Mısır girişimlerinin üçüncü maddesine bakılacak olursa görüşmelerin yeniden başlamasını ön görüyor. (ki buna BM kararı da değinmişti) Bu ancak yeni bir seçim yapılması ve seçimlerde el-Fetih ve Fetih yanlısı gurupların başa getirtmesi ile mümkün olacaktır ki Hamas'ın ve diğer direniş guruplarının teslim olması anlamına gelir.
Peki, Hamas bu kahramanca direnişinin ve verdiği bunca kurbanın ardında nasıl olur da Gazze'nin Batı Yaka'daki Dayton yönetimine teslim edilmesini kabul edebilir.
Bu adamların tutumu düşmanın tutumundan daha berbat durumda.

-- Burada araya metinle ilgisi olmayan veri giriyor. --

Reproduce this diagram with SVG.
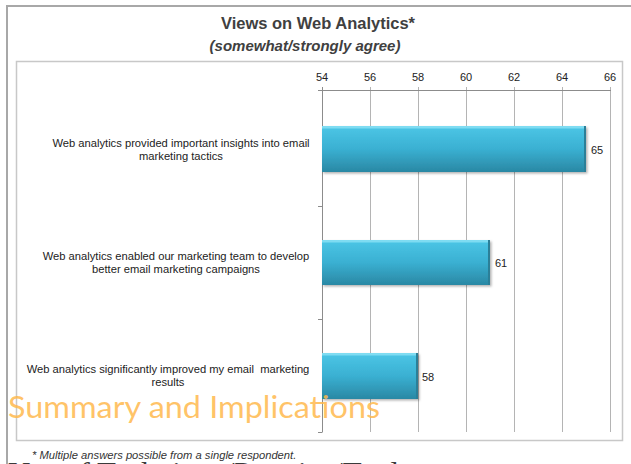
<svg xmlns="http://www.w3.org/2000/svg" width="631" height="464" viewBox="0 0 631 464">
<style>
.t{font-family:"Liberation Sans",Arial,sans-serif;fill:#222}
.tick{font-size:11px;text-anchor:middle}
.cat{font-size:11.2px;text-anchor:middle}
.val{font-size:11px}
.grid{stroke:#b4b4b4;stroke-width:1;fill:none}
.axis{stroke:#8c8c8c;stroke-width:1;fill:none}
</style>
<defs>
<linearGradient id="barg" x1="0" y1="0" x2="0" y2="1">
<stop offset="0" stop-color="#4cc6e6"/>
<stop offset="0.5" stop-color="#3ab0d2"/>
<stop offset="1" stop-color="#2a88a4"/>
</linearGradient>
<filter id="sh" x="-5%" y="-10%" width="115%" height="130%">
<feDropShadow dx="1.5" dy="1.5" stdDeviation="1" flood-color="#000" flood-opacity="0.3"/>
</filter>
</defs>
<rect width="631" height="464" fill="#fff"/>
<!-- outer frame -->
<path d="M7 464V6H631" stroke="#a8a8a8" stroke-width="2" fill="none"/>
<!-- title -->
<text class="t" x="318" y="29" font-size="16.5" font-weight="bold" text-anchor="middle" style="fill:#404040">Views on Web Analytics*</text>
<text class="t" x="305" y="51" font-size="15" font-weight="bold" font-style="italic" text-anchor="middle" style="fill:#404040">(somewhat/strongly agree)</text>
<!-- plot box -->
<rect x="16.5" y="61.5" width="606" height="379" fill="none" stroke="#c8c8c8" stroke-width="1.5"/>
<g id="grid">
<path class="grid" d="M370.5 87V432M418.5 87V432M466.5 87V432M514.5 87V432M562.5 87V432M610.5 87V432"/>
<path class="axis" d="M322.5 87V432.5M322 90.5H611M318 206.5H322M318 319.5H322M318 432.5H322M318 90.5H322"/>
</g>
<g id="ticks">
<text class="t tick" x="322" y="81">54</text>
<text class="t tick" x="370" y="81">56</text>
<text class="t tick" x="418" y="81">58</text>
<text class="t tick" x="466" y="81">60</text>
<text class="t tick" x="514" y="81">62</text>
<text class="t tick" x="562" y="81">64</text>
<text class="t tick" x="610" y="81">66</text>
</g>
<g id="bar1">
<rect x="322" y="126" width="264" height="46" fill="url(#barg)" filter="url(#sh)"/>
<rect x="322" y="126" width="264" height="2.5" fill="#7fdcf2"/>
<rect x="584" y="126" width="2" height="46" fill="#2b7f98"/>
<text class="t val" x="591" y="154">65</text>
<text class="t cat" x="181" y="147">Web analytics provided important insights into email</text>
<text class="t cat" x="181" y="160">marketing tactics</text>
</g>
<g id="bar2">
<rect x="322" y="240" width="168" height="45" fill="url(#barg)" filter="url(#sh)"/>
<rect x="322" y="240" width="168" height="2.5" fill="#7fdcf2"/>
<rect x="488" y="240" width="2" height="45" fill="#2b7f98"/>
<text class="t val" x="495" y="267">61</text>
<text class="t cat" x="176" y="260">Web analytics enabled our marketing team to develop</text>
<text class="t cat" x="176" y="273">better email marketing campaigns</text>
</g>
<g id="bar3">
<rect x="322" y="353" width="96" height="46" fill="url(#barg)" filter="url(#sh)"/>
<rect x="322" y="353" width="96" height="2.5" fill="#7fdcf2"/>
<rect x="416" y="353" width="2" height="46" fill="#2b7f98"/>
<text class="t val" x="422" y="381">58</text>
<text class="t cat" x="168" y="373" xml:space="preserve">Web analytics significantly improved my email  marketing</text>
<text class="t cat" x="168" y="386">results</text>
</g>
<text x="8" y="418" font-family="Lato,'Open Sans',sans-serif" font-size="31" fill="#ffb94d" fill-opacity="0.85" textLength="372" lengthAdjust="spacingAndGlyphs">Summary and Implications</text>
<text class="t" x="32" y="459" font-size="11.2" font-style="italic" style="fill:#333">* Multiple answers possible from a single respondent.</text>
<text x="8" y="484" font-family="'Liberation Serif','Times New Roman',serif" font-size="31" fill="#3a3a3a">Use of Technique/Practice/Tool</text>
</svg>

Bu adamların silah ile karşı konulamayan saldırılara siyasetle karşı koyması ne kadar mümkün olabilir?
Buradan hareketle bütün bu olanla karşı yakılacak ateşi ancak direnen devletlerin yakabileceğini söylemek mümkün.
İsrail anlaşmaları reddetmiştir ve saldırıları devam etmektedir Müslüman halklar ayağa kalkmıştır. Mısır, düşman ile birlikte Hamas'ı dize getirmeye çalışmaktadır; ancak bölgenin direnen ülkeleri her ne kadar mutedil Arap ülkelerinin işine gelmese de buna izin vermeyecektir.